Reports that $1.7 million in NFTs were stolen from OpenSea users in a marketplace phishing attack have thrust email security once again into the global spotlight.

Attack highlights email vulnerability; most estimates suggest that email is the source of over 90% of all successful cyberattacks. And while business email compromise (BEC) attacks represent a small percentage of attacks, they cause the most damage: our data suggests that BECs accounted for 1.3% of attacks, but were thought to have resulted in more than 354 million dollars in direct losses.

Hackers are becoming more sophisticated in their email phishing attempts to steal personal and corporate data. Attackers impersonate recognized brands and use legitimate cloud hosting services such as Google Cloud and Microsoft OneDrive in their arsenal, which can bypass security systems and users. Attackers use social engineering tactics, often stemming from a link in a phishing email, to manipulate and gain unauthorized access to company systems or personal information. Certainly, the most convincing attacks require advanced technology and trained security analysts to identify.

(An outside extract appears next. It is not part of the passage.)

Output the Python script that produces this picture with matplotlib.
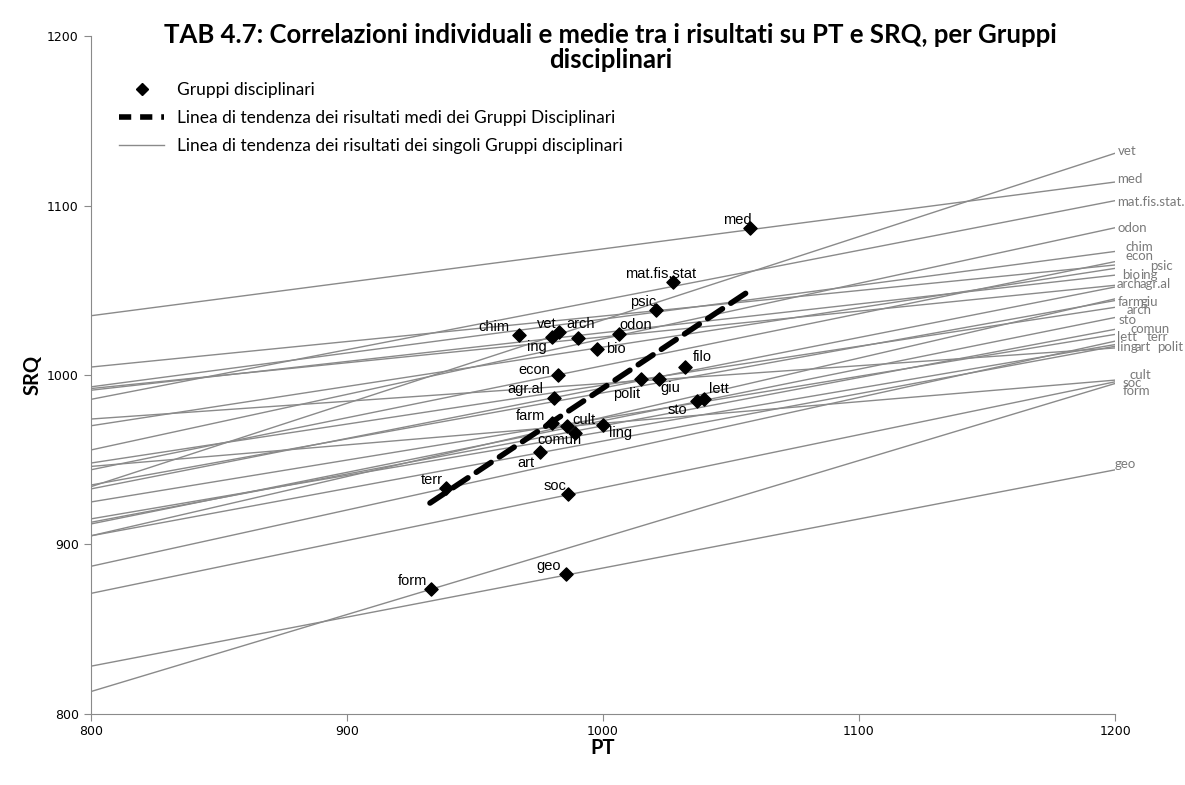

Therefore, companies need to re-evaluate their approach to email security and user rights.

Email-based threats have become more difficult to defend against, even with next-generation Zero Trust Network Access (ZTNA) technologies designed to mitigate the lateral movement of harmful applications and scripts.

Education and training are important. However, businesses need effective and responsible email security technologies to bridge the gap between trustless paranoia and human trust. Underlying this security precept is a notion of an “email bill of rights” to restore trust in a modern threat environment. A consumer’s expectation should be that email is secure, the way a car can be driven without breaking down.

Everyone should have a fundamental right to private, reliable, automated and adaptive – and therefore secure – email.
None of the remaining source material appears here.